RECRUITING ON STEROIDS

The military’s annual recruiting budget now surpasses $4 billion.

Besides increasing the number of recruiters and spending more on advertising, the military now utilizes powerful new databases that track a wide array of personal information about young people age 16-25, including their consumer habits. The Army has also boosted enlistment bonuses, lowered fitness requirements, increased the maximum enlistment age to 42 and doubled the number of recruits it will accept who score in the lowest bracket on aptitude tests. In the past five years, the number of waivers it grants to recruits who have criminal records has doubled, according to a recent Chicago Sun-Times report.

The military’s relentless drive for recruits appears to be yielding results. After missing its 2005 recruiting goal by 6,600 enlistees, the Army has met all of its monthly recruiting goals this year. With the school year winding down, the Army saw its monthly recruiting total jump from 5,806 in May to 8,756 in June. To date, the Army has added 51,615 new recruits since the fiscal year began in October, according to Julia Bobick, a spokesperson for the U.S. Army Recruiting Command. The Army will need to enlist another 28,385 soldiers (or 9,700 per month) by Sept. 30 to meet its annual goal. The other military services (Air Force, Navy, Marines) are also en route to meeting their annual quotas.

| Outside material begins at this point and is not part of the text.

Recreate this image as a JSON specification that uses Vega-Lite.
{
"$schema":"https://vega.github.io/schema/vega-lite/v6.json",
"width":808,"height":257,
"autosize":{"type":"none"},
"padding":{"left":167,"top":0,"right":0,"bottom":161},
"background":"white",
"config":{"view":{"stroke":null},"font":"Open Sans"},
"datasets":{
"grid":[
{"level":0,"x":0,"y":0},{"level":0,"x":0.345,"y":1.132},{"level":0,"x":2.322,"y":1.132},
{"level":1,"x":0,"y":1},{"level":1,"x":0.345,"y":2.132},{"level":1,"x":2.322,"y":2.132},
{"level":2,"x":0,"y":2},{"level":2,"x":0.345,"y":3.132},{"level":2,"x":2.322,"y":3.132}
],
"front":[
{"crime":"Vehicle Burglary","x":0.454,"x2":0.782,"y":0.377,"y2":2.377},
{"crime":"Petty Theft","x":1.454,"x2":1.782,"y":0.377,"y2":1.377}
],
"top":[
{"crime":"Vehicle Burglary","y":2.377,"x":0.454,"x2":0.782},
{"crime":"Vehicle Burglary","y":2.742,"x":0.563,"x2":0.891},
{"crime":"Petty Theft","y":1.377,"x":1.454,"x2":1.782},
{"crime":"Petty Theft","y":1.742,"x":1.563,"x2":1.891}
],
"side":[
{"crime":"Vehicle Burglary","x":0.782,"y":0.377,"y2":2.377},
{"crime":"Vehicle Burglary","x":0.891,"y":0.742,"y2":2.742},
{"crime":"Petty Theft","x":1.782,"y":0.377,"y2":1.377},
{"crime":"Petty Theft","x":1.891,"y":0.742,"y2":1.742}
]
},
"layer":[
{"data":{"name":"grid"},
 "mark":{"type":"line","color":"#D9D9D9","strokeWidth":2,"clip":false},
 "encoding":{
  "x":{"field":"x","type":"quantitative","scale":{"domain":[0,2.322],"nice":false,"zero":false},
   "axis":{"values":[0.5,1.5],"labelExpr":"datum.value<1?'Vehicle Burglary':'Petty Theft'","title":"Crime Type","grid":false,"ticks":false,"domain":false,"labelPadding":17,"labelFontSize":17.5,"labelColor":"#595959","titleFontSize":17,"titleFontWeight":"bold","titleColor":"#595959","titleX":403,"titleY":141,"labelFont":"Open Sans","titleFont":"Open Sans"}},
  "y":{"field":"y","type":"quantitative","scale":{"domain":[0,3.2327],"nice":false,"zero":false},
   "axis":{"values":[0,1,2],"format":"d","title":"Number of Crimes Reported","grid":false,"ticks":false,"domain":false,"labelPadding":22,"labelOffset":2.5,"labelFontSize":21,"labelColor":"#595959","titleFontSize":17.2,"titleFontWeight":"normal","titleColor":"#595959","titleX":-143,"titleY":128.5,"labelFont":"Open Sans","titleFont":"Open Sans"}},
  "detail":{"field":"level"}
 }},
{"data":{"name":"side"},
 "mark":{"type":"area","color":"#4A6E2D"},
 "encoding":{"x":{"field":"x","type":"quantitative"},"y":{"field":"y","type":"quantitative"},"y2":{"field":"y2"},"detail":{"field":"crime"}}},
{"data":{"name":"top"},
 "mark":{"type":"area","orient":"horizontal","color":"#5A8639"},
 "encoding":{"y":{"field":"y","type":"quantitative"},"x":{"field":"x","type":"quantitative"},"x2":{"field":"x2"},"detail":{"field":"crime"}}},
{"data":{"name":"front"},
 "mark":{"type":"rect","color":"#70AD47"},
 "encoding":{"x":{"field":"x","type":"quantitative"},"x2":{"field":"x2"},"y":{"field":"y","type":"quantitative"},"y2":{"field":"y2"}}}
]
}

Locally, the New York City Recruiting Battallion (which also encompasses Long Island, Westchester County and six northern New Jersey counties) has enlisted 1,343 new soldiers into the Army as of July 7, according to spokesperson Emilie Gockley. In FY ‘05, the battalion signed up 1,733 recruits.

For many young people, joining the military is a way to escape communities that offer little hope of a better future.

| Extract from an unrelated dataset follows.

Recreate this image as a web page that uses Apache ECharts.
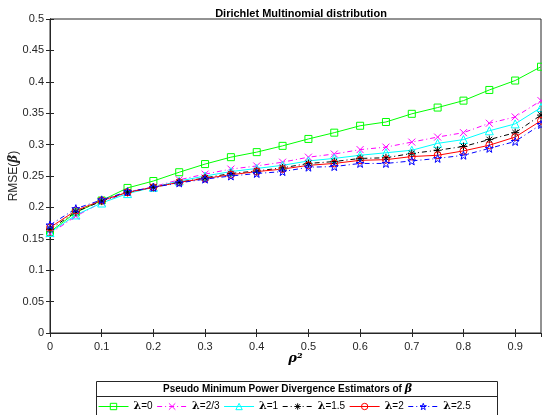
<!DOCTYPE html>
<html>
<head>
<meta charset="utf-8">
<script src="https://cdn.jsdelivr.net/npm/echarts@6/dist/echarts.min.js"></script>
<style>
  html, body { margin: 0; padding: 0; background: #fff; }
  #chart { width: 542px; height: 415px; }
</style>
</head>
<body>
<div id="chart"></div>
<script>
// rho^2 values
const rho2 = [0, 0.05, 0.1, 0.15, 0.2, 0.25, 0.3, 0.35, 0.4, 0.45, 0.5, 0.55, 0.6, 0.65, 0.7, 0.75, 0.8, 0.85, 0.9, 0.95]

// RMSE for each lambda
const lam0   = [0.161, 0.192, 0.211, 0.231, 0.242, 0.256, 0.269, 0.280, 0.288, 0.298, 0.309, 0.319, 0.330, 0.336, 0.349, 0.359, 0.370, 0.387, 0.402, 0.424]
const lam23  = [0.158, 0.186, 0.208, 0.224, 0.233, 0.244, 0.253, 0.261, 0.266, 0.272, 0.280, 0.285, 0.292, 0.296, 0.304, 0.312, 0.319, 0.334, 0.344, 0.370]
const lam1   = [0.160, 0.188, 0.207, 0.222, 0.232, 0.242, 0.250, 0.257, 0.262, 0.267, 0.274, 0.278, 0.283, 0.287, 0.291, 0.302, 0.308, 0.322, 0.333, 0.359]
const lam15  = [0.165, 0.193, 0.210, 0.224, 0.232, 0.240, 0.247, 0.254, 0.258, 0.263, 0.270, 0.273, 0.278, 0.279, 0.286, 0.291, 0.297, 0.308, 0.319, 0.347]
const lam2   = [0.168, 0.195, 0.211, 0.224, 0.232, 0.240, 0.246, 0.252, 0.257, 0.261, 0.267, 0.270, 0.275, 0.276, 0.281, 0.283, 0.290, 0.299, 0.312, 0.338]
const lam25  = [0.172, 0.198, 0.212, 0.225, 0.232, 0.239, 0.245, 0.250, 0.254, 0.257, 0.264, 0.265, 0.270, 0.270, 0.274, 0.278, 0.283, 0.294, 0.305, 0.332]

const names = ['λ=0', 'λ=2/3', 'λ=1', 'λ=1.5', 'λ=2', 'λ=2.5']
const colors = ['#00ff00', '#ff00ff', '#00ffff', '#000000', '#ff0000', '#0000ff']

const FONT = 'Liberation Sans, Arial, sans-serif'
const dashDot = [5, 3, 1, 3]

const starPath = 'path://M0,-10L2.35,-3.24L9.51,-3.09L3.8,1.24L5.88,8.09L0,4L-5.88,8.09L-3.8,1.24L-9.51,-3.09L-2.35,-3.24Z'
const crossPath = 'path://M-5,-5L5,5M-5,5L5,-5'
const asteriskPath = 'path://M-5,0L5,0M0,-5L0,5M-3.5,-3.5L3.5,3.5M-3.5,3.5L3.5,-3.5'

const pairs = (ys) => rho2.map((x, i) => [x, ys[i]])

// MATLAB style markers: hollow, thin outline
const mkSeries = (name, ys, color, symbol, size, dash) => ({
  name: name,
  type: 'line',
  data: pairs(ys),
  symbol: symbol,
  symbolSize: size,
  showSymbol: true,
  lineStyle: { color: color, width: 1, type: dash },
  itemStyle: { color: 'rgba(255,255,255,0)', borderColor: color, borderWidth: 1 },
  emphasis: { disabled: true },
  animation: false
})

const chart = echarts.init(document.getElementById('chart'))

const option = {
  animation: false,
  title: {
    text: 'Dirichlet Multinomial distribution',
    left: 296,
    textAlign: 'center',
    top: 3,
    textStyle: { fontFamily: FONT, fontSize: 11, fontWeight: 'bold', color: '#000' }
  },
  grid: {
    left: 50, right: 1, top: 19, bottom: 82,
    outerBoundsMode: 'none',
    containLabel: false,
    show: true, borderColor: '#262626', borderWidth: 1
  },
  xAxis: [
    {
      type: 'value', min: 0, max: 0.95, interval: 0.1,
      axisLine: { lineStyle: { color: '#262626' } },
      axisTick: { inside: true, length: 4, lineStyle: { color: '#262626' } },
      axisLabel: { color: '#262626', fontFamily: FONT, fontSize: 11, margin: 8, showMaxLabel: false },
      splitLine: { show: false },
      name: 'ρ²',
      nameLocation: 'middle',
      nameGap: 19,
      nameMoveOverlap: false,
      nameTextStyle: { fontFamily: 'DejaVu Serif, serif', fontSize: 13, fontWeight: 'bold', fontStyle: 'italic', color: '#000' }
    },
    {
      type: 'value', min: 0, max: 0.95, interval: 0.1, position: 'top',
      axisLine: { lineStyle: { color: '#262626' } },
      axisTick: { inside: true, length: 4, lineStyle: { color: '#262626' } },
      axisLabel: { show: false },
      splitLine: { show: false }
    }
  ],
  yAxis: [
    {
      type: 'value', min: 0, max: 0.5, interval: 0.05,
      axisLine: { show: true, lineStyle: { color: '#262626' } },
      axisTick: { show: true, inside: true, length: 4, lineStyle: { color: '#262626' } },
      axisLabel: { color: '#262626', fontFamily: FONT, fontSize: 11, margin: 6 },
      splitLine: { show: false },
      name: '{n|RMSE(}{b|β}{n|)}',
      nameLocation: 'middle',
      nameGap: 30,
      nameMoveOverlap: false,
      nameRotate: 90,
      nameTextStyle: {
        rich: {
          n: { fontFamily: FONT, fontSize: 12, color: '#262626' },
          b: { fontFamily: 'DejaVu Serif, serif', fontSize: 12, fontWeight: 'bold', fontStyle: 'italic', color: '#262626' }
        }
      }
    },
    {
      type: 'value', min: 0, max: 0.5, interval: 0.05, position: 'right',
      axisLine: { show: true, lineStyle: { color: '#262626' } },
      axisTick: { show: true, inside: true, length: 4, lineStyle: { color: '#262626' } },
      axisLabel: { show: false },
      splitLine: { show: false }
    }
  ],
  legend: {
    data: names.map((n, i) => ({
      name: n,
      itemStyle: { color: 'rgba(255,255,255,0)', borderColor: colors[i], borderWidth: 1 }
    })),
    left: 98,
    top: 401,
    itemWidth: 30,
    itemHeight: 8,
    itemGap: 4,
    padding: 0,
    selectedMode: false,
    lineStyle: { width: 1 },
    formatter: (n) => '{b|λ}' + n.slice(1),
    textStyle: {
      fontFamily: FONT, fontSize: 10, color: '#000',
      rich: {
        b: { fontFamily: 'DejaVu Serif, serif', fontSize: 11, fontWeight: 'bold', color: '#000' }
      }
    }
  },
  graphic: [
    {
      type: 'rect',
      shape: { x: 96.5, y: 381.5, width: 401, height: 40 },
      style: { fill: 'none', stroke: '#262626', lineWidth: 1 },
      z: 1
    },
    {
      type: 'line',
      shape: { x1: 96.5, y1: 396.5, x2: 497.5, y2: 396.5 },
      style: { stroke: '#262626', lineWidth: 1 },
      z: 1
    },
    {
      type: 'text',
      left: 163,
      top: 384,
      style: {
        text: '{t|Pseudo Minimum Power Divergence Estimators of }{b|β}',
        rich: {
          t: { fontFamily: FONT, fontSize: 10, fontWeight: 'bold', fill: '#000' },
          b: { fontFamily: 'DejaVu Serif, serif', fontSize: 11, fontWeight: 'bold', fontStyle: 'italic', fill: '#000' }
        }
      },
      z: 2
    }
  ],
  series: [
    mkSeries(names[0], lam0, colors[0], 'rect', 7, 'solid'),
    mkSeries(names[1], lam23, colors[1], crossPath, 7, dashDot),
    mkSeries(names[2], lam1, colors[2], 'triangle', 8, 'solid'),
    mkSeries(names[3], lam15, colors[3], asteriskPath, 8, dashDot),
    mkSeries(names[4], lam2, colors[4], 'circle', 7, 'solid'),
    mkSeries(names[5], lam25, colors[5], starPath, 8, dashDot)
  ]
}

chart.setOption(option)
</script>
</body>
</html>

“My son had been talking about the Navy since he was in his last year of high school,” says Debbie Jones, a mother of four who lives on the Lower East Side. “He didn’t want to be like the rest of the boys on the block, selling drugs, hanging on the street corners getting into trouble.”

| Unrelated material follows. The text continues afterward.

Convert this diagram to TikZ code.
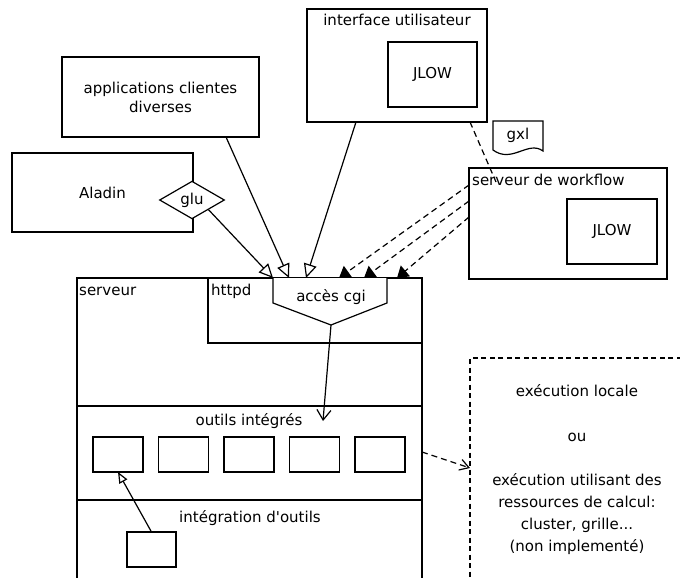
\documentclass[tikz,border=0pt]{standalone}
\usepackage{fontspec}
\setmainfont{DejaVu Sans}
\usetikzlibrary{arrows.meta,shapes.geometric,calc}
\begin{document}
\begin{tikzpicture}[x=1pt,y=-1pt, font=\fontsize{15}{19}\selectfont,
  lw/.style={line width=1.2pt},
  box/.style={draw, lw, rectangle, inner sep=0pt, outer sep=0pt, fill=white},
  lbl/.style={inner sep=0pt, anchor=base west},
  openarr/.style={lw, -{Triangle[open,length=14pt,width=13pt,fill=white]}},
  dasharr/.style={lw, dash pattern=on 6pt off 4pt, -{Triangle[length=11pt,width=14pt]}},
  barb/.style={lw, -{Straight Barb[length=10pt,width=14pt]}},
]
\useasboundingbox (0,0) rectangle (680,578);
\clip (0,0) rectangle (680,578);

% server
\node[box, minimum width=345pt, minimum height=330pt, anchor=north west] (srv) at (77,278) {};
\node[box, minimum width=214pt, minimum height=65pt, anchor=north west] (httpd) at (208,278) {};
\draw[lw] (77,406) -- (422,406);
\draw[lw] (77,500) -- (422,500);
\node[lbl] (srvlbl) at (79,295) {serveur};
\node[lbl] (httpdlbl) at (211,295) {httpd};

% acces cgi
\draw[lw, fill=white] (273,278) -- (273,303) -- (331,325) -- (387,303) -- (387,278);
\coordinate (cgitip) at (331,325);
\node (cgi) at (331,297) {accès cgi};

\node (outils) at (249,421) {outils intégrés};
\node (integ) at (250,518) {intégration d\textquotesingle outils};
\foreach \i/\x in {1/93,2/158.5,3/224,4/289.5,5/355}
  \node[box, minimum width=50pt, minimum height=35pt, anchor=north west] (tool\i) at (\x,437) {};
\node[box, minimum width=49pt, minimum height=35pt, anchor=north west] (src) at (127,532) {};

% top boxes
\node[box, minimum width=197pt, minimum height=80pt, align=center] (app) at (160.5,97) {applications clientes\\diverses};
\node[box, minimum width=181pt, minimum height=79pt] (aladin) at (102.5,192.5) {Aladin};
\node[draw, lw, diamond, fill=white, minimum width=65pt, minimum height=32pt, inner sep=0pt] (glu) at (192,200) {glu};

\node[box, minimum width=180pt, minimum height=113pt] (iface) at (397,65.5) {};
\node[anchor=base, inner sep=0pt] (ifacelbl) at (397,26) {interface utilisateur};
\node[box, minimum width=89pt, minimum height=65pt] (jlow1) at (432.5,74.5) {JLOW};

\node[box, minimum width=198pt, minimum height=111pt] (wf) at (568,223.5) {};
\node[lbl] (wflbl) at (472,185) {serveur de workflow};
\node[box, minimum width=90pt, minimum height=65pt] (jlow2) at (612,231.5) {JLOW};

% gxl document
\draw[lw, fill=white] (493,121) -- (543,121) -- (543,151) .. controls (528,140) and (512,164) .. (493,150) -- cycle;
\node (gxl) at (518,135) {gxl};

% execution box
\node[box, dash pattern=on 5pt off 3.5pt, minimum width=240pt, minimum height=250pt, anchor=north west] (exec) at (470,358) {};
\node[align=center, font=\fontsize{15}{22}\selectfont] (exectxt) at (577,470)
  {exécution locale\\[23pt]ou\\[22pt]exécution utilisant des\\ressources de calcul:\\cluster, grille...\\(non implementé)};

% connector end points
\coordinate (in1) at (273,278);
\coordinate (in2) at (289,278);
\coordinate (in3) at (306,278);
\coordinate (in4) at (339,278);
\coordinate (in5) at (364,278);
\coordinate (in6) at (397,278);
\coordinate (appout) at (226,137);
\coordinate (ifout) at (356,122);
\coordinate (outin) at (323,421);

% connectors
\draw[openarr] (glu.south east) -- (in1);
\draw[openarr] (appout) -- (in2);
\draw[openarr] (ifout) -- (in3);
\draw[dasharr] ($(wf.north west)+(0,17)$) -- (in4);
\draw[dasharr] ($(wf.north west)+(0,33)$) -- (in5);
\draw[dasharr] ($(wf.north west)+(0,49)$) -- (in6);
\draw[lw, dash pattern=on 6pt off 4pt] (iface.south -| 470,0) -- ($(wf.north west)+(27,14)$);
\draw[barb] (cgitip) -- (outin);
\draw[lw, -{Triangle[open,length=11pt,width=9pt,fill=white]}] (src.north) -- (tool1.south);
\draw[lw, dash pattern=on 6pt off 4pt, -{Straight Barb[length=9pt,width=11pt]}] (srv.east |- 0,452) -- (exec.west |- 0,468);
\end{tikzpicture}
\end{document}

While young people ultimately are left with making the tough decision of choosing to enlist in the military or to go to college, a lack of information and funding for education is cited as a fundamental problem.

“People always want to blame hip-hop, the parents, the radio stations, but it’s a lack of resources. Funding is going towards recruiting methods, Feliciano says. “There is no money for after-school programs and there aren’t enough counter-military recruitment programs.”

When the decision to enlist is made, mothers like Debbie Jones can only hope that their children made the right decision and will come home safe.

“I get nervous, I keep saying, ‘What are we really fighting for?’ All I can do is pray,” says Jones, whose son, Bernell Carswell, will be deployed overseas for six months beginning in August. He is currently based in Atlanta.

Counter-recruiting activists at the Uptown Youth for Peace and Justice have been working hard to build a strong coalition that creates alternatives to the military. Currently the organization is planning a three-day weekend conference for September in conjunction with Brotherhood Sister Soul, The Community School for Social Justice, and the S.T.A.T.E. (Students Taking Action Toward Empowerment) The weekend conference will train students how to get the military out of there schools and offer alternatives to the military, such as hosting a career, job and college fair.

“There are options and students are not told that enough,” Feliciano says. “If going to college isn’t for you there are trade schools that offer job training.”